===== Information supplied
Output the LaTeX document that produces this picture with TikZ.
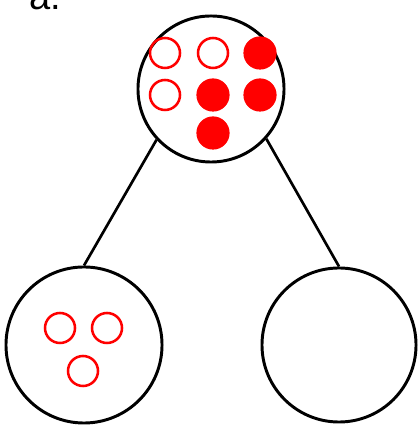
\documentclass[tikz,border=0pt]{standalone}
\usepackage{fontspec}
\setmainfont{Liberation Sans}
\begin{document}
\begin{tikzpicture}[x=0.025cm, y=0.025cm,
    set/.style={draw, circle, line width=2.1pt, minimum size=#1},
    open/.style={draw=red, circle, line width=1.8pt, minimum size=0.75cm, inner sep=0pt},
    full/.style={fill=red, circle, minimum size=0.83cm, inner sep=0pt}]
    \useasboundingbox (0,0) rectangle (417,426);
    \node[anchor=base west, inner sep=0pt, font=\fontsize{27}{30}\selectfont] (lbl) at (29, 416) {a.};
    % the three sets
    \node[set=3.65cm] (top) at (211, 337) {};
    \node[set=3.9cm] (left) at (84, 81) {};
    \node[set=3.85cm] (right) at (339, 81) {};
    % balls in the top set
    \node[open] (t1) at (165, 373) {};
    \node[open] (t2) at (213, 373) {};
    \node[full] (t3) at (260, 373) {};
    \node[open] (t4) at (165, 331) {};
    \node[full] (t5) at (213, 331) {};
    \node[full] (t6) at (260, 331) {};
    \node[full] (t7) at (213, 293) {};
    % balls in the left set
    \node[open] (l1) at (60, 98) {};
    \node[open] (l2) at (107, 98) {};
    \node[open] (l3) at (83, 55) {};
    \draw[line width=1.9pt] (top.223) -- (left.north);
    \draw[line width=1.9pt] (top.318) -- (right.north);
\end{tikzpicture}
\end{document}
==========
Task directions:
Your task is to reproduce all of the material exactly. The pictures stay out.

Exercise output:
Output the LaTeX document that produces this picture with TikZ.
\documentclass[tikz,border=0pt]{standalone}
\usepackage{fontspec}
\setmainfont{Liberation Sans}
\begin{document}
\begin{tikzpicture}[x=0.025cm, y=0.025cm,
    set/.style={draw, circle, line width=2.1pt, minimum size=#1},
    open/.style={draw=red, circle, line width=1.8pt, minimum size=0.75cm, inner sep=0pt},
    full/.style={fill=red, circle, minimum size=0.83cm, inner sep=0pt}]
    \useasboundingbox (0,0) rectangle (417,426);
    \node[anchor=base west, inner sep=0pt, font=\fontsize{27}{30}\selectfont] (lbl) at (29, 416) {a.};
    % the three sets
    \node[set=3.65cm] (top) at (211, 337) {};
    \node[set=3.9cm] (left) at (84, 81) {};
    \node[set=3.85cm] (right) at (339, 81) {};
    % balls in the top set
    \node[open] (t1) at (165, 373) {};
    \node[open] (t2) at (213, 373) {};
    \node[full] (t3) at (260, 373) {};
    \node[open] (t4) at (165, 331) {};
    \node[full] (t5) at (213, 331) {};
    \node[full] (t6) at (260, 331) {};
    \node[full] (t7) at (213, 293) {};
    % balls in the left set
    \node[open] (l1) at (60, 98) {};
    \node[open] (l2) at (107, 98) {};
    \node[open] (l3) at (83, 55) {};
    \draw[line width=1.9pt] (top.223) -- (left.north);
    \draw[line width=1.9pt] (top.318) -- (right.north);
\end{tikzpicture}
\end{document}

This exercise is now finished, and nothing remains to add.